When the LORD had finished speaking with Abraham, he left, and Abraham returned home. (Genesis 18:33)

This verse does not say, The Lord went his way when Abraham had finished speaking to Him. It says, When He had finished speaking to Abraham. In other words, Abraham did not quit here, God did. The verse suggests that God initiated this whole conversation with Abraham and led him along all through it, and when he had responded in fullness as God desired, God terminated the dialogue and went His way. So Abraham was not asking God to do something for him; it was God who prayed in Abraham and set the limits of the conversation.

This agrees fully with what we read in the New Testament about prayer. In Romans Paul says, We do not know what we ought to pray for (Romans 8:26b). Do you know what to pray for about yourself or anyone else? No, you do not. But, he says, the Spirit himself intercedes for us with groans that words cannot express. And he who searches our hearts knows the mind of the Spirit (Romans 8:26c-27).

Admittedly, in talking about prayer, we are treading at the edge of mystery, but through the mists, certain things are clear from this account of Abraham's prayer: Prayer makes possible, first of all, the joy of partnership. Did you ever see a little boy come into the house and say to his mother, I'm going to help Daddy!? He is filled with pride about it, and he goes out and passes up nails and holds the boards and pounds his fingers. Daddy could have done the job better by himself, but he loves to have his son help him. And the son loves it, too. There is a sense of partnership there. This is what prayer does. Through true prayer, God never moves entirely on His own. He loves to gather us in and have us help pound the nails. If we pound our fingers a little bit, He is there to soothe us.
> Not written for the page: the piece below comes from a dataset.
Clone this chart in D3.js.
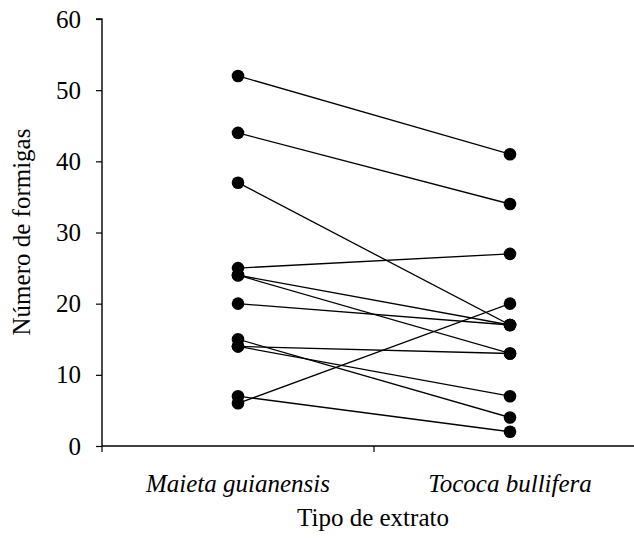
<!DOCTYPE html>
<html>
<head>
<meta charset="utf-8">
<script src="https://cdn.jsdelivr.net/npm/d3@7"></script>
<style>
  body { margin: 0; background: #fff; }
  svg text { font-family: "Times New Roman", "Liberation Serif", Times, "DejaVu Serif", serif; fill: #000; }
</style>
</head>
<body>
<svg id="chart"></svg>
<script>
var width = 634,
    height = 540;

var serif = '"Times New Roman", "Liberation Serif", Times, "DejaVu Serif", serif';

// categories and paired values (one pair per line)
var categories = ["Maieta guianensis", "Tococa bullifera"];
var maieta = [52, 44, 37, 25, 24, 24, 20, 15, 14, 14, 7, 6];
var tococa = [41, 34, 17, 27, 17, 13, 17, 4, 13, 7, 2, 20];
var yTicks = [0, 10, 20, 30, 40, 50, 60];

var pairs = maieta.map(function(d, i) { return [d, tococa[i]]; });

var svg = d3.select("#chart")
    .attr("width", width)
    .attr("height", height);

var x = d3.scaleBand()
    .domain(categories)
    .range([102, 646])
    .padding(0);

var y = d3.scaleLinear()
    .domain([0, 60])
    .range([446, 19]);

// y axis
var yAxis = svg.append("g")
    .attr("transform", "translate(102,0)")
    .call(d3.axisLeft(y).tickValues(yTicks).tickSize(6).tickPadding(15));
yAxis.attr("font-family", null);
yAxis.select(".domain").attr("stroke-width", 1.4).attr("d", "M-6,19H0V446");
yAxis.selectAll(".tick line").attr("stroke-width", 1.2);
yAxis.selectAll(".tick text")
    .style("font-size", "25px")
    .style("font-family", serif);

// x axis - ticks at band edges
var xAxis = svg.append("g")
    .attr("transform", "translate(0,446)");
xAxis.append("line")
    .attr("x1", 102).attr("x2", 646)
    .attr("y1", 0).attr("y2", 0)
    .attr("stroke", "#000").attr("stroke-width", 1.6);
xAxis.selectAll(".xtick")
    .data(categories)
    .enter().append("line")
    .attr("class", "xtick")
    .attr("x1", function(d) { return x(d); })
    .attr("x2", function(d) { return x(d); })
    .attr("y1", 0).attr("y2", 6)
    .attr("stroke", "#000").attr("stroke-width", 1.2);
xAxis.selectAll(".xlabel")
    .data(categories)
    .enter().append("text")
    .attr("class", "xlabel")
    .attr("x", function(d) { return x(d) + x.bandwidth() / 2; })
    .attr("y", 46)
    .attr("text-anchor", "middle")
    .style("font-family", serif)
    .style("font-size", "25px")
    .style("font-style", "italic")
    .text(function(d) { return d; });

// axis titles
svg.append("text")
    .attr("x", 373)
    .attr("y", 526)
    .attr("text-anchor", "middle")
    .style("font-family", serif)
    .style("font-size", "25px")
    .text("Tipo de extrato");

svg.append("text")
    .attr("transform", "translate(30,232) rotate(-90)")
    .attr("text-anchor", "middle")
    .style("font-family", serif)
    .style("font-size", "25px")
    .text("Número de formigas");

var cx0 = x(categories[0]) + x.bandwidth() / 2,
    cx1 = x(categories[1]) + x.bandwidth() / 2;

// connecting lines
svg.append("g").selectAll("line")
    .data(pairs)
    .enter().append("line")
    .attr("x1", cx0)
    .attr("y1", function(d) { return y(d[0]); })
    .attr("x2", cx1)
    .attr("y2", function(d) { return y(d[1]); })
    .attr("stroke", "#000")
    .attr("stroke-width", 1.3);

// points
var pts = svg.append("g");
pts.selectAll(".p0")
    .data(maieta)
    .enter().append("circle")
    .attr("class", "p0")
    .attr("cx", cx0)
    .attr("cy", function(d) { return y(d); })
    .attr("r", 6.3)
    .attr("fill", "#000");
pts.selectAll(".p1")
    .data(tococa)
    .enter().append("circle")
    .attr("class", "p1")
    .attr("cx", cx1)
    .attr("cy", function(d) { return y(d); })
    .attr("r", 6.3)
    .attr("fill", "#000");
</script>
</body>
</html>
Prayer also enables us to appropriate the character of God. Abraham is never more like God than at the moment he is praying for Sodom. His prayer did not save the city, and it was never intended to do so, but it did make Abraham manifest in his own life the mercy and the compassion of God. This is why God asks us to pray, that we might take upon ourselves something of His own character.
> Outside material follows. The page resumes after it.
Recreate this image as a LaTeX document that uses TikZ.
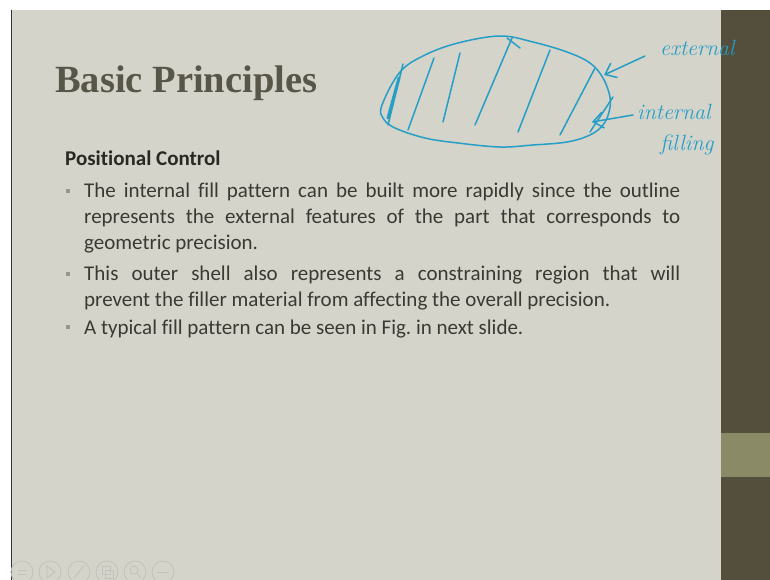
\documentclass[tikz,border=0pt]{standalone}
\usepackage{fontspec}
\newfontfamily\calibri[Ligatures=NoCommon]{Carlito}
\newfontfamily\titelschrift{Liberation Serif}
\usetikzlibrary{arrows.meta}
\frenchspacing
\definecolor{folie}{RGB}{212,212,203}
\definecolor{balken}{RGB}{84,78,60}
\definecolor{oliv}{RGB}{138,138,102}
\definecolor{titel}{RGB}{88,86,72}
\definecolor{schrift}{RGB}{58,58,52}
\definecolor{stiftfarbe}{RGB}{38,158,198}
\definecolor{punkt}{RGB}{150,150,140}
\definecolor{knopf}{RGB}{194,194,188}
\tikzset{
	stiftstrich/.style={stiftfarbe, line width=1.5pt, line cap=round, line join=round},
	absatz/.style={text width=596pt, align=justify, anchor=base west, inner sep=0pt, schrift, font=\calibri\fontsize{21}{26}\selectfont},
	bullet/.style={fill=punkt, inner sep=0pt, minimum size=4pt},
	hand/.style={stiftfarbe, anchor=base west, inner sep=0pt, font=\itshape\fontsize{22}{24}\selectfont}
}

\begin{document}
\begin{tikzpicture}[x=1pt,y=-1pt] %Folie mit Handskizze
	\useasboundingbox (0,0) rectangle (770,580);
	\fill[white] (0,0) rectangle (770,580);
	\fill[folie] (12,10) rectangle (721,580);
	\fill[balken] (721,10) rectangle (770,580);
	\fill[oliv] (721,433) rectangle (770,477);
	\draw[black!80, line width=1.2pt] (11.5,10) -- (11.5,580);
	% Navigation
	\draw[knopf, line width=0.8pt] (22,572) circle (11pt);
	\draw[knopf, line width=0.8pt] (50,572) circle (11pt);
	\draw[knopf, line width=0.8pt] (79,572) circle (11pt);
	\draw[knopf, line width=0.8pt] (107,572) circle (11pt);
	\draw[knopf, line width=0.8pt] (135,572) circle (11pt);
	\draw[knopf, line width=0.8pt] (163,572) circle (11pt);
	\draw[knopf, line width=0.8pt] (18,570) -- (26,570) (18,574) -- (26,574);
	\draw[knopf, line width=0.8pt] (47,566) -- (55,572) -- (47,578) -- cycle;
	\draw[knopf, line width=0.8pt] (74,578) -- (84,566);
	\draw[knopf, line width=0.8pt] (102,566) rectangle (110,574) (105,570) rectangle (113,578);
	\draw[knopf, line width=0.8pt] (134,570) circle (4pt) (137,573) -- (141,578);
	\draw[knopf, line width=0.8pt] (157,572) -- (169,572);

	\node[titel, anchor=base west, inner sep=0pt, font=\titelschrift\bfseries\fontsize{38.5}{40}\selectfont] (T) at (55,93) {Basic Principles};
	\node[schrift!70!black, anchor=base west, inner sep=0pt, font=\calibri\bfseries\fontsize{21}{24}\selectfont] (H) at (65,166) {Positional Control};

	\node[bullet] (B1) at (68,191) {};
	\node[absatz] (P1) at (84,197) {The internal fill pattern can be built more rapidly since the outline\linebreak represents the external features of the part that corresponds to\linebreak geometric precision.};
	\node[bullet] (B2) at (68,274) {};
	\node[absatz] (P2) at (84,280) {This outer shell also represents a constraining region that will\linebreak prevent the filler material from affecting the overall precision.};
	\node[bullet] (B3) at (68,327) {};
	\node[absatz] (P3) at (84,334) {A typical fill pattern can be seen in Fig. in next slide.};

	% Skizze
	\draw[stiftstrich] plot[smooth cycle, tension=0.6] coordinates {(382,105) (400,72) (425,55) (458,43) (500,36) (533,42) (567,52) (590,63) (603,78) (610,97) (609,112) (603,125) (590,135) (567,142) (533,145) (500,147) (458,143) (425,138) (395,128) (383,118)};
	\draw[stiftstrich, line width=3pt] (399,78) -- (388,118);
	\draw[stiftstrich] (403,64) -- (388,125);
	\draw[stiftstrich] (434,58) -- (408,130);
	\draw[stiftstrich] (460,53) -- (443,122);
	\draw[stiftstrich] (507,38) -- (520,48);
	\draw[stiftstrich] (512,38) -- (475,125);
	\draw[stiftstrich] (550,50) -- (518,132);
	\draw[stiftstrich] (595,68) -- (560,135);
	\draw[stiftstrich] (613,97) -- (590,132);

	\node[hand] (E) at (660,56) {external};
	\node[hand] (I) at (637,120) {internal};
	\node[hand] (F) at (660,150) {filling};
	\coordinate (Eend) at (645,56);
	\coordinate (Espitze) at (604,75);
	\coordinate (Iend) at (633,115);
	\coordinate (Ispitze) at (592,122);
	\draw[stiftstrich, -{Straight Barb[length=10pt,width=16pt]}] (Eend) -- (Espitze);
	\draw[stiftstrich, -{Straight Barb[length=10pt,width=16pt]}] (Iend) -- (Ispitze);
\end{tikzpicture}
\end{document}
The third consideration: Prayer focuses the power of God on an individual place or person. Although Abraham had never mentioned Lot by name, God remembered Abraham and saved Lot (19:29). I don't know why prayer makes such a difference, but I know it does. You can plan a program, think through all the details, set up all the committees, get all the things you need, instruct everybody, and rehearse it, and at the final presentation it may fall totally flat. But if you involve others in the ministry of prayer concerning the program, though the preparations may be similar, the difference in the presentation is that it comes with power, with impact, and with full strength, and lives are changed.

Father, I see that prayer is not a means by which I dictate to You or summon You to do what my will is, but rather it is the means by which I put my shoulder to the wheel to which Your shoulder is put and am enlisted in a partnership with You in Your great endeavors on earth.

Life Application: Do we think of our prayers as opportunity to summon God to our agenda? Are we learning that true prayer is our response to God's summons to partner with Him?

We hope you were blessed by this daily devotion.